··· PROVIDED DATA

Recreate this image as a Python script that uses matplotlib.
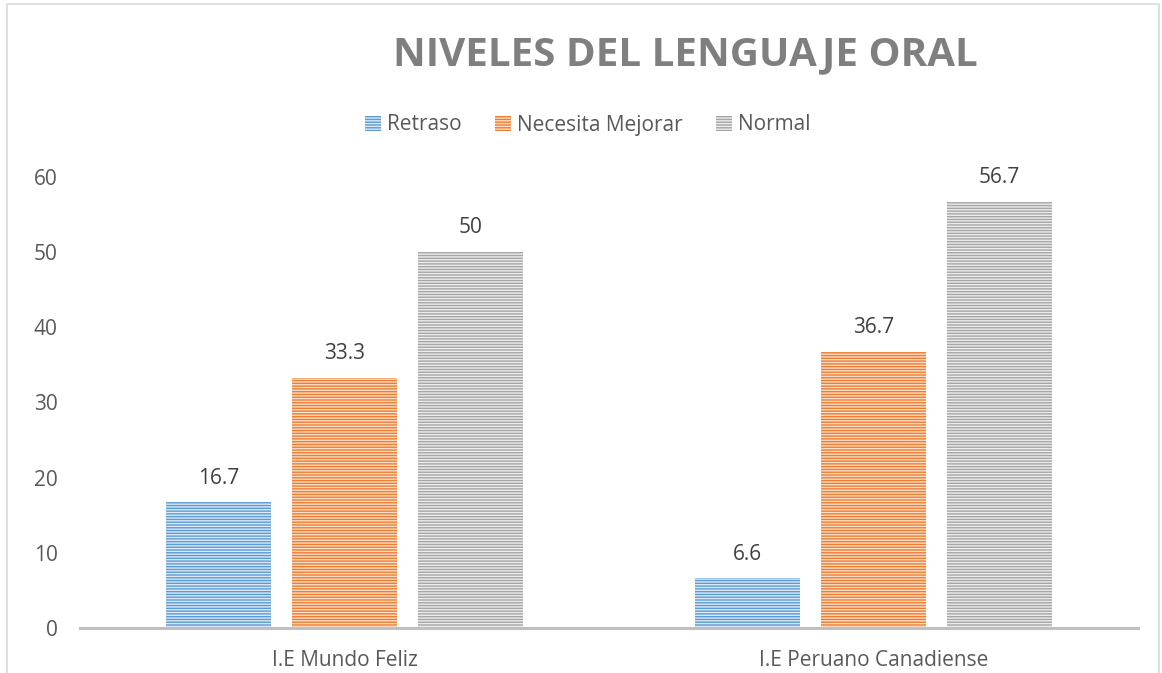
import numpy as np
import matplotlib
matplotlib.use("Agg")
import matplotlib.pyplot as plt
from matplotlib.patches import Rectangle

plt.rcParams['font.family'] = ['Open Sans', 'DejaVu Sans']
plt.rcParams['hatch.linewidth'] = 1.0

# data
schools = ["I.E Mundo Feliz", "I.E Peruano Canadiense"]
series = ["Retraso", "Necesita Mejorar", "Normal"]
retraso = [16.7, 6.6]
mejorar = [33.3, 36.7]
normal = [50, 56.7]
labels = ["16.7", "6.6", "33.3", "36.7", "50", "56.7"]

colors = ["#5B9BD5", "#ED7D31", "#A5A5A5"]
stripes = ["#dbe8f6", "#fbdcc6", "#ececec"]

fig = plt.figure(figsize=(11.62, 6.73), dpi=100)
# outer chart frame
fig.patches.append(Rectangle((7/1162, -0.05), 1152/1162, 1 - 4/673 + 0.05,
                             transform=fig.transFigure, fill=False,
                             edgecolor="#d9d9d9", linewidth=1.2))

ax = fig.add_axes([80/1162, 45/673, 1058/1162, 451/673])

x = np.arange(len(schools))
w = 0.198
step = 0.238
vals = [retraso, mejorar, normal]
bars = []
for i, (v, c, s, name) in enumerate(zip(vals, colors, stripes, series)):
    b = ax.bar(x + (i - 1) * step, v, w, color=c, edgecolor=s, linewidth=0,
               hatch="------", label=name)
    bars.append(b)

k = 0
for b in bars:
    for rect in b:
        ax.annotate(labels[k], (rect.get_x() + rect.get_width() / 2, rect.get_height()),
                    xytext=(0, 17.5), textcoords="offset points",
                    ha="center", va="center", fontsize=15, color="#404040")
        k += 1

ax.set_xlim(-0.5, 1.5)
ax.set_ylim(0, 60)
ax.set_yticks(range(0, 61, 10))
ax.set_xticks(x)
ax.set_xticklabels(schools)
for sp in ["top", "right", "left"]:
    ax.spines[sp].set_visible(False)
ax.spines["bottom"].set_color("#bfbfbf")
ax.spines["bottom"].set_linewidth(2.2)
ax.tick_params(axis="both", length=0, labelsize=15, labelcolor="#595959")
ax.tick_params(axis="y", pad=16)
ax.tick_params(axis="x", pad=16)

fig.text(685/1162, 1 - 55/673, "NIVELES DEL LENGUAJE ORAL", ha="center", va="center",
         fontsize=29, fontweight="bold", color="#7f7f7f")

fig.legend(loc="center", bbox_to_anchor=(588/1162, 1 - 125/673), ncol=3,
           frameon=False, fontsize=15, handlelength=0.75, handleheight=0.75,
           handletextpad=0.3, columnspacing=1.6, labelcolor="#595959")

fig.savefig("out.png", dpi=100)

······

Transcribe the opening line of the listing above, please, and every line after it through the line with "ax = fig.add_axes([80/1162, 45/673, 1058/1162, 451/673])", word for word, without pictures.

▶ **RIGHT ANSWER**
Recreate this image as a Python script that uses matplotlib.
import numpy as np
import matplotlib
matplotlib.use("Agg")
import matplotlib.pyplot as plt
from matplotlib.patches import Rectangle

plt.rcParams['font.family'] = ['Open Sans', 'DejaVu Sans']
plt.rcParams['hatch.linewidth'] = 1.0

# data
schools = ["I.E Mundo Feliz", "I.E Peruano Canadiense"]
series = ["Retraso", "Necesita Mejorar", "Normal"]
retraso = [16.7, 6.6]
mejorar = [33.3, 36.7]
normal = [50, 56.7]
labels = ["16.7", "6.6", "33.3", "36.7", "50", "56.7"]

colors = ["#5B9BD5", "#ED7D31", "#A5A5A5"]
stripes = ["#dbe8f6", "#fbdcc6", "#ececec"]

fig = plt.figure(figsize=(11.62, 6.73), dpi=100)
# outer chart frame
fig.patches.append(Rectangle((7/1162, -0.05), 1152/1162, 1 - 4/673 + 0.05,
                             transform=fig.transFigure, fill=False,
                             edgecolor="#d9d9d9", linewidth=1.2))

ax = fig.add_axes([80/1162, 45/673, 1058/1162, 451/673])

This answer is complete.